Surge Associated With Air Expulsion in Near-Horizontal Pipelines

A number of situations of engineering interest are associated with the relatively rapid filling of a nearly horizontal pipeline. The displacement of the air may lead to a number of different transient conditions of concern in engineering design. Our specific application relates to the use of underground storage tunnels to mitigate combined sewage overflows. Historically, the operation of these system have created surges initiated when the tunnel passes to a surcharged condition that have resulted in “geysering” in which an air/water combination is expelled to the ground surface through manholes or other risers. Numerical models that have been created to describe the phenomena generally treat the air as a passive phase that exists at atmospheric pressure and disappears when the water fills the tunnel. In an attempt to understand the conditions leading to extreme surges, a physical model that reproduced the essential elements of the tunnel filling process was created.
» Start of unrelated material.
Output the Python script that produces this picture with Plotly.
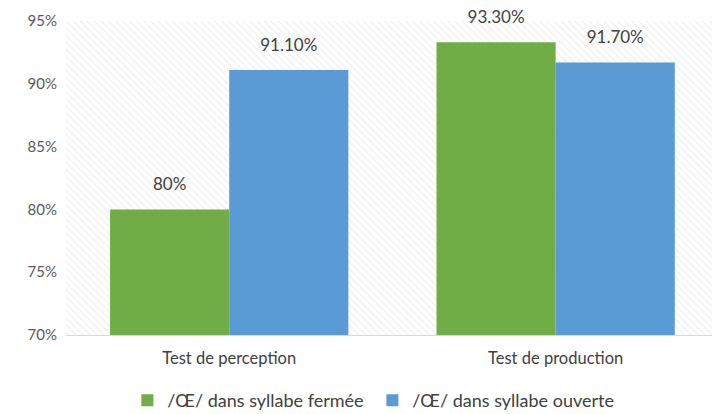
import plotly.graph_objects as go

categories = ["Test de perception", "Test de production"]
ferme_vals = [80.0, 93.3]
ouvert_vals = [91.1, 91.7]
ferme_labels = ["80%", "93.30%"]
ouvert_labels = ["91.10%", "91.70%"]
y_ticks = [70, 75, 80, 85, 90, 95]
y_tick_labels = ["70%", "75%", "80%", "85%", "90%", "95%"]

FONT = "Lato"
LABEL_TPL = "<span style='font-size:17px'>%{text}</span><br> "

fig = go.Figure()

# hatched plot background (drawn on base axes, behind data)
fig.add_trace(go.Bar(
    x=[0.5], y=[1], width=[1], xaxis="x", yaxis="y",
    marker=dict(color="white", line=dict(width=0),
                pattern=dict(shape="\\", fgcolor="#d9d9d9", bgcolor="white", size=5, solidity=0.2)),
    showlegend=False, hoverinfo="skip",
))

fig.add_trace(go.Bar(
    name="/Œ/ dans syllabe fermée", x=categories, y=ferme_vals,
    text=ferme_labels, texttemplate=LABEL_TPL, textposition="outside", cliponaxis=False,
    textfont=dict(color="#404040", size=11, family=FONT),
    marker=dict(color="#70AD47", line=dict(width=0)),
    xaxis="x2", yaxis="y2",
))
fig.add_trace(go.Bar(
    name="/Œ/ dans syllabe ouverte", x=categories, y=ouvert_vals,
    text=ouvert_labels, texttemplate=LABEL_TPL, textposition="outside", cliponaxis=False,
    textfont=dict(color="#404040", size=11, family=FONT),
    marker=dict(color="#5B9BD5", line=dict(width=0)),
    xaxis="x2", yaxis="y2",
))

fig.update_layout(
    width=712, height=414,
    margin=dict(l=65.5, r=0, t=21, b=79, autoexpand=False),
    paper_bgcolor="white", plot_bgcolor="white",
    font=dict(family=FONT, size=16, color="#595959"),
    barmode="group", bargap=0.27, bargroupgap=0,
    xaxis=dict(range=[0, 1], visible=False, fixedrange=True),
    yaxis=dict(range=[0, 1], visible=False, fixedrange=True),
    xaxis2=dict(overlaying="x", showgrid=False, showline=True, linecolor="#d9d9d9",
                range=[-0.5, 1.479],
                ticks="", tickfont=dict(size=16.5, color="#404040"), ticklabelstandoff=8),
    yaxis2=dict(overlaying="y", range=[70, 95], tickvals=y_ticks, ticktext=y_tick_labels,
                showgrid=False, zeroline=False, showline=False, ticks="",
                tickfont=dict(size=15, color="#595959"), ticklabelstandoff=8),
    legend=dict(orientation="h", x=0.095, xanchor="left", y=-0.15, yanchor="top",
                entrywidth=200, entrywidthmode="pixels",
                font=dict(size=18, color="#404040"), traceorder="normal"),
)

fig.write_html("out.html", config={"displayModeBar": False},
               post_script="document.body.style.margin='0';")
This model was filled at one end in a fill box in which the maximum water level was controlled with an overflow weir. A surge riser was mounted at the opposite end of the pipeline to observe the magnitudes of surges created under a number of different flows created by varying the inflow rate, the initial water level in the pipe, and the pipe slope. In general, initiation of the filling process generated a hydraulic bore that propagated through the system until the tunnel reached a surcharged state and the maximum surge generated depends on the dynamics of the bore. However, under certain flow conditions, the water level in the surge riser was observed to increase prior to the arrival of the bore, an occurrence that can only be explained by pressurization of the air in the pipe. Subsequent experiments confirmed this explanation and a modified experimental setup was created to elucidate the important effects of the air. Measurements were made of a number of key flow variables and are found to be consistent with the predictions of a numerical model that considers the elementary dynamics of the air.